The response of the police to the 10-year-old victim of rape in Bulandshahr has been shocking with even the Supreme Court having take suo moto notice of it. Instead of immediately registering the complaint and sending her for medical examination, the traumatised child was not only not listened to but was also put behind bars by the police in an act that fatally delays the apprehension of the criminal. She was made to spend the night in the lock-up in the company of a woman criminal. This act shows gross insensitivity on the part of the police. It is all the more condemnable as the incident took place at a police station being run by women police personnel. It could well have been imagined that they would be more sensitive to a child of their own gender. The purpose, after all, of setting up of the all-mahila police stations has been to ensure that the complaints of women were not ignored and that a safe environment was created so that women did not feel any fear or disability in putting forward their complaints. It would seem that it is not just a patriarchal environment that causes the police to respond so negligently to rape victims but there are entrenched attitudes in society that have their roots elsewhere as well.

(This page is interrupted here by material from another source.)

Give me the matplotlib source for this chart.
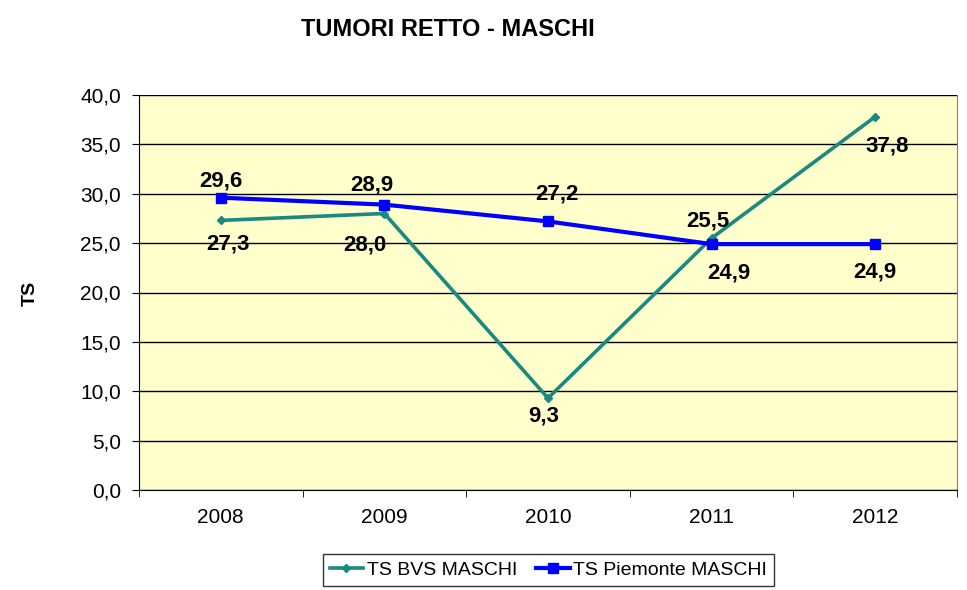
import matplotlib
matplotlib.use("Agg")
import matplotlib.pyplot as plt
from matplotlib.lines import Line2D

plt.rcParams['font.family'] = ['Liberation Sans', 'DejaVu Sans']

years = ["2008", "2009", "2010", "2011", "2012"]
bvs = [27.3, 28.0, 9.3, 25.5, 37.8]
piemonte = [29.6, 28.9, 27.2, 24.9, 24.9]
yticks = [0, 5, 10, 15, 20, 25, 30, 35, 40]

# label offsets (pixels, dx, dy upward positive)
bvs_offsets = [(7, -24), (-20, -31), (-4, -18), (-4, 17), (12, -29)]
pie_offsets = [(0, 17), (-13, 20), (9, 27), (17, -29), (0, -28)]

teal = "#1A8A80"
blue = "#0000FF"

fig = plt.figure(figsize=(9.67, 5.9), dpi=100)
ax = fig.add_axes([139/967, 1-490/590, (957-139)/967, (490-95)/590])
ax.set_facecolor("#FFFFCC")

x = list(range(len(years)))
ax.plot(x, bvs, color=teal, lw=2.6, marker="D", ms=4.5, zorder=3)
ax.plot(x, piemonte, color=blue, lw=3, marker="s", ms=6.5, zorder=4)

def label(xi, v, off):
    ax.annotate(f"{v:.1f}".replace(".", ","), (xi, v), xytext=off,
                textcoords="offset pixels", ha="center", va="center",
                fontsize=16, fontweight="bold", color="black", zorder=5)

for xi, v, o in zip(x, bvs, bvs_offsets):
    label(xi, v, o)
for xi, v, o in zip(x, piemonte, pie_offsets):
    label(xi, v, o)

ax.set_xlim(-0.5, len(years) - 0.5)
ax.set_ylim(0, 40)
ax.set_yticks(yticks)
ax.set_yticklabels([f"{t:.1f}".replace(".", ",") for t in yticks], fontsize=15)
ax.yaxis.grid(True, color="black", lw=1)
ax.set_axisbelow(True)
ax.set_xticks(x)
ax.set_xticklabels(years, fontsize=15)
ax.set_xticks([i - 0.5 for i in range(len(years) + 1)], minor=True)
ax.tick_params(axis="x", which="major", length=0, pad=13)
ax.tick_params(axis="x", which="minor", length=5, color="black", direction="out")
ax.tick_params(axis="y", length=5, color="black", direction="out", pad=8)
for s in ["left", "bottom"]:
    ax.spines[s].set_color("black")
ax.spines["right"].set_color("#808080")
ax.spines["top"].set_visible(False)

fig.text(30/967, 1-293/590, "TS", rotation=90, ha="center", va="center",
         fontsize=14, fontweight="bold")
fig.text(448/967, 1-30/590, "TUMORI RETTO - MASCHI", ha="center", va="center",
         fontsize=17, fontweight="bold")

handles = [Line2D([], [], color=teal, lw=2.6, marker="D", ms=4.5),
           Line2D([], [], color=blue, lw=3, marker="s", ms=6.5)]
leg = fig.legend(handles, ["TS BVS MASCHI", "TS Piemonte MASCHI"], loc="center",
                 bbox_to_anchor=(548.5/967, 1-570/590), ncol=2, fontsize=14,
                 frameon=True, fancybox=False, edgecolor="black",
                 handlelength=1.7, handletextpad=0.2, columnspacing=1.0,
                 borderpad=0.35)
leg.get_frame().set_linewidth(1)

fig.savefig("out.png", dpi=100)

It could also be said that after the spate of rape cases in and around the capital in the last few months, the police around the country would have been sensitised in general about how to handle rape victims. However, this incident clearly shows that the police still does not take rape victims seriously. This remains one of the serious lacunae in police procedure and in police training to this day. The issue is not only one that concerns women but is also one of child rights. Children, particularly rape victims and victims of other criminal acts as well, are simply more vulnerable and deserve special treatment which is not given to them. They are not only more easily frightened but are also less articulate, less able to explain the crime. For all the talk of child rights and the special laws that are drafted for the welfare of children, there has been no perceptible change in attitudes towards them on the ground as should have been the case. There is, therefore, a need to further sensitise the police about gender and child rights.